As labor and management at Samsung Electronics began the second post-mediation on the 18th at the National Labor Relations Commission in Sejong (the commission), a court issued a ruling unfavorable to the union at the same time. With the court largely granting Samsung Electronics' request for an injunction to ban illegal industrial action, even if the union pushes ahead with a general strike on the 21st, it will be difficult to inflict a real blow on production sites.
The union's biggest bargaining leverage, the so-called "strike card," wobbled the moment it sat down at the table. With the union taking the final seat at the bargaining table, attention is on whether it will stick to its demand to institutionalize performance bonuses and keep playing the "chicken game" to the end, or take a step back for practical gains, as the second post-mediation unfolds that day.
◇ Court effectively sides with management… Union's calculus grows complicated over general strike
The 31st Civil Division of the Suwon District Court (Presiding Judge Shin Woo-jeong) on the morning of the day largely granted Samsung Electronics' application for an injunction to ban illegal industrial action against the supra-enterprise union's Samsung Electronics chapter and the National Samsung Electronics Labor Union. The bench said, "The debtors (the unions) must not suspend, abolish, or interfere with keeping and operating safety and protective facilities during the period of industrial action with the same level of staffing, operating hours, operating scale, and duty of care as under normal circumstances (weekdays or weekends and holidays), nor may they cause their members to engage in such acts."
In particular, it made clear that work to prevent damage to work facilities and to prevent wafer deterioration must proceed at the same level as before the industrial action. It also banned the supra-enterprise union and Chairperson Choi Seung-ho from occupying facilities, installing locks, and obstructing workers' access.
The court based its decision on Article 38, Paragraph 2 of the Trade Union and Labor Relations Adjustment Act. From the clause, "Work to prevent damage to work facilities or deterioration or spoilage of raw materials and products must be performed normally even during the period of industrial action," the court interpreted "normally" to mean "in proper condition without special fluctuation or trouble, that is, the same as in ordinary times." In effect, the court accepted management's argument as is.
Samsung Electronics' semiconductor production lines are designed for continuous operation 24 hours a day, 365 days a year.
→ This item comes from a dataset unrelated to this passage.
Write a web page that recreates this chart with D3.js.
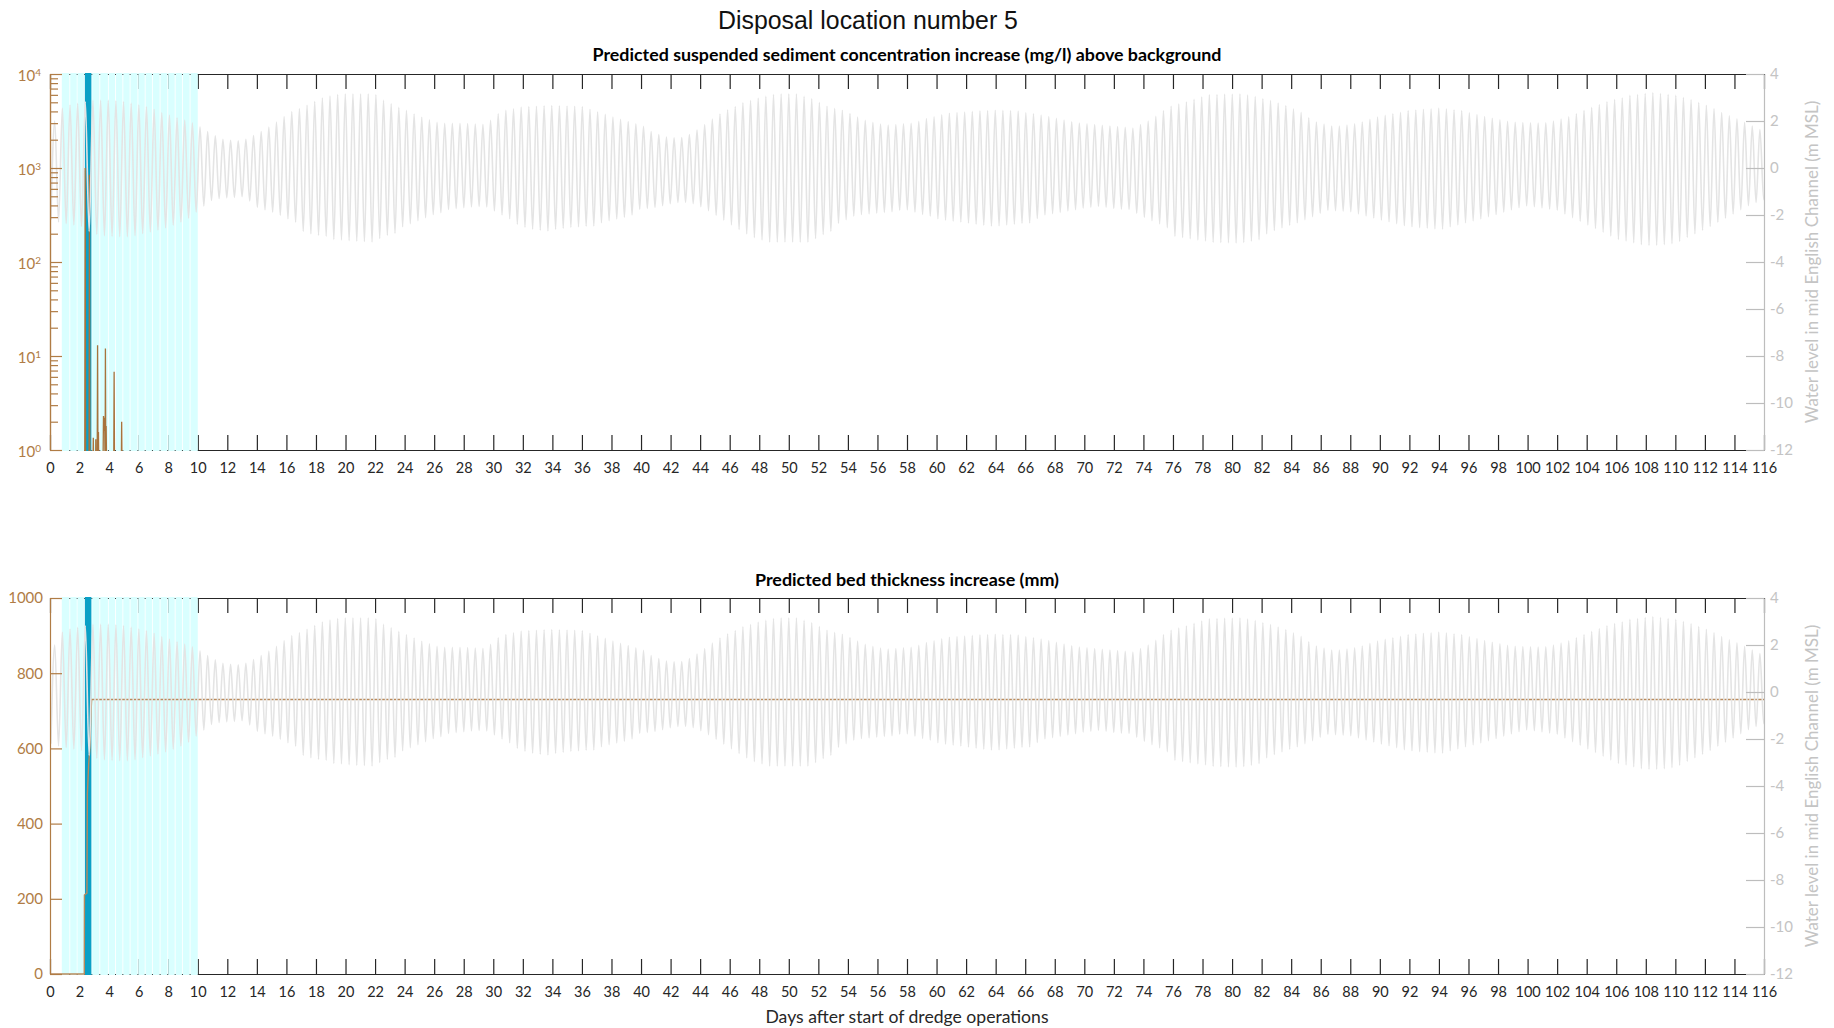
<!DOCTYPE html>
<html>
<head>
<meta charset="utf-8">
<script src="https://cdn.jsdelivr.net/npm/d3@7"></script>
<style>
  html, body { margin: 0; padding: 0; background: #ffffff; }
  svg { display: block; }
</style>
</head>
<body>
<svg id="chart" width="1834" height="1028"></svg>
<script>
// ---------- tick values ----------
const dayTicks = d3.range(0, 117, 2);
const sscMajorTicks = [1, 10, 100, 1000, 10000];
const sscMinorTicks = [2,3,4,5,6,7,8,9, 20,30,40,50,60,70,80,90, 200,300,400,500,600,700,800,900, 2000,3000,4000,5000,6000,7000,8000,9000];
const bedTicks = [0, 200, 400, 600, 800, 1000];
const levelTicks = [-12, -10, -8, -6, -4, -2, 0, 2, 4];

// ---------- disposal periods (days after start) ----------
const disposalStart = [0.80, 1.37, 1.86, 2.36, 2.86, 3.40, 3.98, 4.46, 4.96, 5.45, 5.98, 6.47, 6.96, 7.48, 8.00, 8.50, 8.99, 9.51];
const disposalEnd   = [1.31, 1.81, 2.31, 2.80, 3.34, 3.92, 4.40, 4.90, 5.39, 5.92, 6.41, 6.90, 7.42, 7.94, 8.44, 8.93, 9.45, 10.00];
// disposal at location 5
const siteStart = [2.36];
const siteEnd   = [2.80];

// ---------- suspended sediment concentration increase (mg/l) ----------
const sscDay   = [0, 2.35, 2.38, 2.41, 2.64, 2.67, 2.70, 2.90, 2.93, 2.96, 3.08, 3.10, 3.12,
                  3.19, 3.22, 3.25, 3.28, 3.31, 3.58, 3.62, 3.66, 3.70, 3.73, 3.75, 3.78, 3.80, 3.84,
                  4.31, 4.34, 4.37, 4.82, 4.85, 4.88, 116];
const sscValue = [0.5, 0.5, 1000, 0.5, 0.5, 850, 0.5, 0.5, 1.35, 0.5, 0.5, 1.3, 0.5,
                  0.5, 13, 0.5, 1.55, 0.5, 0.5, 2.3, 1.6, 2.2, 0.5, 12, 0.5, 1.8, 0.5,
                  0.5, 6.8, 0.5, 0.5, 2.0, 0.5, 0.5];

// ---------- bed thickness increase (mm) ----------
const bedDay   = [0, 2.32, 2.33, 2.50, 2.53, 2.62, 2.70, 2.78, 2.82, 116];
const bedValue = [0, 0, 210, 215, 480, 560, 600, 700, 730, 730];

// ---------- water level in mid English Channel (m MSL) ----------
// successive high waters; each low water precedes its high water by half a tide
const tideFirstHigh = 0.32;   // day of first high water
const tidePeriod = 0.5175;    // semi-diurnal tide, days
const highWater = [
  2.00,2.55,2.68,2.75,2.82,2.88,2.88,2.88,2.85,2.82, 2.75,2.68,2.60,2.50,2.36,2.25,2.14,2.04,1.92,1.75,
  1.55,1.37,1.22,1.18,1.16,1.22,1.38,1.55,1.74,1.95, 2.19,2.40,2.53,2.67,2.83,2.98,3.06,3.13,3.15,3.15,
  3.15,3.15,3.12,2.88,2.73,2.58,2.45,2.30,2.16,2.05, 1.94,1.90,1.90,1.90,1.89,1.87,1.86,2.03,2.31,2.45,
  2.52,2.59,2.61,2.63,2.65,2.66,2.65,2.64,2.63,2.61, 2.50,2.39,2.28,2.17,2.07,1.98,1.88,1.77,1.55,1.42,
  1.32,1.28,1.30,1.42,1.62,1.85,2.08,2.30,2.48,2.62, 2.77,2.87,2.97,3.05,3.13,3.15,3.15,3.15,3.05,2.94,
  2.78,2.63,2.54,2.46,2.32,2.17,2.03,1.94,1.87,1.83, 1.85,1.88,1.90,1.99,2.10,2.18,2.26,2.33,2.36,2.38,
  2.41,2.43,2.45,2.46,2.45,2.44,2.42,2.36,2.31,2.25, 2.19,2.11,2.04,1.97,1.91,1.88,1.85,1.82,1.79,1.76,
  1.73,1.70,1.85,2.00,2.20,2.44,2.63,2.72,2.81,2.92, 3.02,3.11,3.13,3.14,3.14,3.15,3.10,3.04,2.95,2.87,
  2.76,2.66,2.52,2.37,2.14,1.96,1.87,1.79,1.78,1.83, 1.88,1.96,2.07,2.17,2.24,2.31,2.37,2.44,2.47,2.50,
  2.52,2.55,2.52,2.48,2.44,2.35,2.27,2.19,2.12,2.05, 1.99,1.95,1.93,1.92,1.91,1.92,2.00,2.08,2.18,2.31,
  2.45,2.58,2.70,2.82,2.91,2.98,3.09,3.13,3.17,3.20, 3.17,3.13,3.09,3.00,2.90,2.78,2.67,2.53,2.36,2.22,
  2.09,1.94,1.79,1.64,1.45
];
const lowWater = [
  -2.20,-2.30,-2.37,-2.42,-2.49,-2.70,-2.82,-2.88,-2.91,-2.92, -2.92,-2.88,-2.79,-2.72,-2.64,-2.55,-2.43,-2.30,-2.14,-1.88,
  -1.62,-1.38,-1.30,-1.27,-1.25,-1.22,-1.40,-1.67,-1.78,-1.88, -2.02,-2.16,-2.31,-2.70,-2.80,-2.86,-2.90,-3.04,-3.06,-3.09,
  -3.11,-3.13,-3.15,-3.00,-2.86,-2.78,-2.50,-2.37,-2.24,-2.11, -1.98,-1.90,-1.76,-1.72,-1.69,-1.66,-1.64,-1.66,-1.83,-2.00,
  -2.16,-2.40,-2.53,-2.60,-2.65,-2.68,-2.61,-2.57,-2.53,-2.50, -2.48,-2.47,-2.33,-2.24,-2.17,-2.10,-2.00,-1.76,-1.72,-1.68,
  -1.60,-1.52,-1.47,-1.46,-1.52,-1.65,-1.82,-2.02,-2.22,-2.42, -2.62,-2.80,-2.96,-3.06,-3.15,-3.15,-3.15,-3.15,-3.15,-3.15,
  -3.00,-2.83,-2.70,-2.36,-2.20,-2.05,-1.98,-1.95,-1.92,-1.89, -1.86,-1.80,-1.78,-1.88,-1.98,-2.05,-2.16,-2.22,-2.26,-2.30,
  -2.34,-2.39,-2.43,-2.47,-2.46,-2.42,-2.39,-2.36,-2.34,-2.15, -2.00,-1.94,-1.89,-1.83,-1.77,-1.71,-1.67,-1.63,-1.67,-1.72,
  -1.75,-1.76,-1.93,-2.10,-2.24,-2.38,-2.54,-2.90,-2.96,-3.01, -3.06,-3.10,-3.16,-3.17,-3.18,-3.19,-3.17,-3.11,-3.05,-2.80,
  -2.66,-2.55,-2.44,-2.33,-2.20,-2.07,-1.93,-1.80,-1.82,-1.84, -1.86,-1.95,-2.04,-2.13,-2.22,-2.29,-2.37,-2.45,-2.50,-2.54,
  -2.56,-2.59,-2.60,-2.50,-2.42,-2.33,-2.25,-2.17,-2.07,-1.98, -1.88,-1.78,-1.69,-1.61,-1.65,-1.70,-1.75,-1.80,-1.96,-2.11,
  -2.27,-2.42,-2.58,-2.73,-2.89,-3.04,-3.10,-3.18,-3.26,-3.29, -3.28,-3.26,-3.22,-3.12,-2.95,-2.80,-2.65,-2.49,-2.31,-2.14,
  -1.96,-1.77,-1.60,-1.47,-1.35
];

// ---------- text ----------
const mainTitle = "Disposal location number 5";
const panelTitles = [
  "Predicted suspended sediment concentration increase (mg/l) above background",
  "Predicted bed thickness increase (mm)"
];
const xAxisTitle = "Days after start of dredge operations";
const levelAxisTitle = "Water level in mid English Channel (m MSL)";

// ---------- styles ----------
const INK = "#262626";
const BROWN = "#b07c45";
const LEVEL_GREY = "#bdbdbd";
const TIDE_LINE = "#e4e4e4";
const CYAN = "#d9ffff";
const TEAL = "#0aa0c6";
const FONT = "Lato, 'Open Sans', sans-serif";

const svg = d3.select("#chart");
const x = d3.scaleLinear().domain([0, 116]).range([50, 1764]);

const tidePoints = [];
highWater.forEach((hw, i) => {
  const tHigh = tideFirstHigh + i * tidePeriod;
  tidePoints.push({ t: tHigh - tidePeriod / 2, v: lowWater[i] });
  tidePoints.push({ t: tHigh, v: hw });
});

const panels = [
  { top: 74, bottom: 450, titleY: 54 },
  { top: 598, bottom: 974, titleY: 579 }
];

function fitText(sel, target) {
  const w = sel.node().getComputedTextLength();
  const fs = parseFloat(sel.attr("font-size"));
  sel.attr("font-size", (fs * target / w).toFixed(2));
}

function styleAxis(g, color) {
  g.select(".domain").attr("stroke", color).attr("stroke-width", 1.2);
  g.selectAll(".tick line").attr("stroke", color).attr("stroke-width", 1.2);
  g.selectAll(".tick text").attr("fill", color).attr("font-family", FONT);
}

panels.forEach((p, k) => {
  const g = svg.append("g");
  const yLevel = d3.scaleLinear().domain([-12, 4]).range([p.bottom, p.top]);

  const clipId = "clip" + k;
  svg.append("clipPath").attr("id", clipId)
    .append("rect").attr("x", x(0)).attr("y", p.top - 1)
    .attr("width", x(116) - x(0)).attr("height", p.bottom - p.top + 2);

  // day axes (bottom with labels, top ticks only)
  const xb = g.append("g").attr("transform", `translate(0,${p.bottom})`)
    .call(d3.axisBottom(x).tickValues(dayTicks).tickSizeInner(-15).tickSizeOuter(0).tickPadding(13));
  styleAxis(xb, INK);
  xb.selectAll(".tick text").attr("font-size", 14.5);
  const xt = g.append("g").attr("transform", `translate(0,${p.top})`)
    .call(d3.axisTop(x).tickValues(dayTicks).tickSizeInner(-15).tickSizeOuter(0).tickFormat(""));
  styleAxis(xt, INK);

  // disposal periods
  const data = g.append("g").attr("clip-path", `url(#${clipId})`);
  data.selectAll("rect.disposal").data(disposalStart).join("rect")
    .attr("class", "disposal")
    .attr("x", (d) => x(d)).attr("y", p.top - 1)
    .attr("width", (d, i) => x(disposalEnd[i]) - x(d))
    .attr("height", p.bottom - p.top + 2)
    .attr("fill", CYAN);
  data.selectAll("rect.site").data(siteStart).join("rect")
    .attr("class", "site")
    .attr("x", (d) => x(d)).attr("y", p.top - 1)
    .attr("width", (d, i) => x(siteEnd[i]) - x(d))
    .attr("height", p.bottom - p.top + 2)
    .attr("fill", TEAL);

  let yLeft;
  if (k === 0) {
    yLeft = d3.scaleLog().domain([1, 10000]).range([p.bottom, p.top]);
    const line = d3.line().x((d, i) => x(sscDay[i])).y((d) => yLeft(d));
    data.append("path").datum(sscValue).attr("d", line)
      .attr("fill", "none").attr("stroke", "#a8733c").attr("stroke-width", 1.3);
  } else {
    yLeft = d3.scaleLinear().domain([0, 1000]).range([p.bottom, p.top]);
    const line = d3.line().x((d, i) => x(bedDay[i])).y((d) => yLeft(d));
    data.append("path").datum(bedValue).attr("d", line)
      .attr("fill", "none").attr("stroke", "#b98a5c").attr("stroke-width", 1.4);
  }

  // water level
  const tideLine = d3.line().x((d) => x(d.t)).y((d) => yLevel(d.v)).curve(d3.curveMonotoneX);
  data.append("path").datum(tidePoints).attr("d", tideLine)
    .attr("fill", "none").attr("stroke", TIDE_LINE).attr("stroke-width", 1.6);

  // left axis
  if (k === 0) {
    const minor = g.append("g").attr("transform", `translate(${x(0)},0)`)
      .call(d3.axisLeft(yLeft).tickValues(sscMinorTicks).tickSizeInner(-8).tickSizeOuter(0).tickFormat(""));
    styleAxis(minor, BROWN);
    const major = g.append("g").attr("transform", `translate(${x(0)},0)`)
      .call(d3.axisLeft(yLeft).tickValues(sscMajorTicks).tickSizeInner(-12).tickSizeOuter(0).tickPadding(9));
    styleAxis(major, BROWN);
    major.selectAll(".tick text").each(function (d) {
      const t = d3.select(this).text(null).attr("font-size", 15).attr("dy", "0.45em");
      t.append("tspan").text("10");
      t.append("tspan").attr("dy", "-0.55em").attr("font-size", 10).text(Math.round(Math.log10(d)));
    });
  } else {
    const ax = g.append("g").attr("transform", `translate(${x(0)},0)`)
      .call(d3.axisLeft(yLeft).tickValues(bedTicks).tickSizeInner(-12).tickSizeOuter(0)
        .tickPadding(7).tickFormat((d) => String(d)));
    styleAxis(ax, BROWN);
    ax.selectAll(".tick text").attr("font-size", 15);
  }

  // right axis: water level
  const ar = g.append("g").attr("transform", `translate(${x(116)},0)`)
    .call(d3.axisRight(yLevel).tickValues(levelTicks).tickSizeInner(-18).tickSizeOuter(0)
      .tickPadding(6).tickFormat((d) => String(d)));
  styleAxis(ar, LEVEL_GREY);
  ar.selectAll(".tick text").attr("font-size", 15).attr("fill", "#c4c4c4");

  svg.append("text")
    .attr("transform", `translate(1811,${(p.top + p.bottom) / 2}) rotate(-90)`)
    .attr("text-anchor", "middle").attr("dominant-baseline", "central")
    .attr("font-family", FONT).attr("font-size", 17).attr("fill", "#c4c4c4")
    .text(levelAxisTitle);

  // panel title
  const pt = svg.append("text")
    .attr("x", 907).attr("y", p.titleY).attr("text-anchor", "middle")
    .attr("dominant-baseline", "central")
    .attr("font-family", FONT).attr("font-weight", "bold").attr("font-size", 16)
    .attr("fill", "#000").text(panelTitles[k]);
  fitText(pt, k === 0 ? 629 : 304);
});

const mt = svg.append("text")
  .attr("x", 868).attr("y", 20).attr("text-anchor", "middle").attr("dominant-baseline", "central")
  .attr("font-family", "'Liberation Sans', Arial, sans-serif").attr("font-size", 23)
  .attr("fill", "#111").text(mainTitle);
fitText(mt, 300);

const xt = svg.append("text")
  .attr("x", 907).attr("y", 1016).attr("text-anchor", "middle").attr("dominant-baseline", "central")
  .attr("font-family", FONT).attr("font-size", 16).attr("fill", INK)
  .text(xAxisTitle);
fitText(xt, 283);
</script>
</body>
</html>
In the process of stacking dozens of circuit layers on a wafer, the moment it stops at a particular step, the entire batch of wafers in process becomes defective. In the semiconductor industry, people say that "if a certain share of process personnel drop out, the wafers 'fly away.'" That destructive potential was the union's strongest card at the bargaining table.
But with the court ordering that wafer-protection staffing be kept at peacetime levels even during a strike, the strike card's destructive power has markedly weakened. No matter how many union members there are, given the nature of memory semiconductor fabs, if key process personnel do not leave the line and cause bottlenecks, the impact on production is effectively limited.
◇ Scope of the strike raises fears of legal battles… Will the union stick to a hard line?
The union says it will not withdraw the strike despite the injunction. Right after the second hearing, Chairperson Choi Seung-ho said, "Even if parts of the injunction are granted, lawful industrial action is not a problem." The rationale is that simple strike participation, as opposed to occupying production facilities or physical obstruction, falls outside the scope of the decision.
From the union's standpoint, that logic is not entirely wrong. The items the court dismissed did not include a ban on simple strike action itself. Dismissed items included "appeals to join industrial action through intimidation" and "facility occupation by the National Samsung Electronics Labor Union." Simple refusals to work by members and participation in rallies remain legal.
However, legal wrangling is inevitable over how far the "maintain peacetime-level staffing" order actually applies on the ground. Because mobilizing specific process personnel for rallies could be interpreted as a violation of the injunction, confusion at strike sites will be hard to avoid. A semiconductor industry official said, "In parts where it is unclear whether court-defined areas like raw material control and safety apply, there could be unlawful-acts controversy, making it harder for union leaders to make strategic decisions to disrupt production."
In this round of bargaining, the union is demanding that 15% of operating profit be fixed as the performance bonus pool and that the cap on OPI (excess profit performance incentive), tied to 50% of annual salary, be abolished and codified in a collective agreement. The union flatly rejected the compromise plan the commission offered in the first post-mediation (limited to the DS division, 12% of operating profit, temporary through 2026), saying, "The core elements—abolishing the cap by institutionalizing it, expanding stock compensation, and applying it companywide—are all missing."
Beyond the courts, the political sphere and the government are also pressuring the union. Prime Minister Kim Min-seok said in a statement the previous day, "The talks on the 18th are effectively the last chance to prevent a strike," adding, "Both labor and management must not take the gravity of this moment lightly."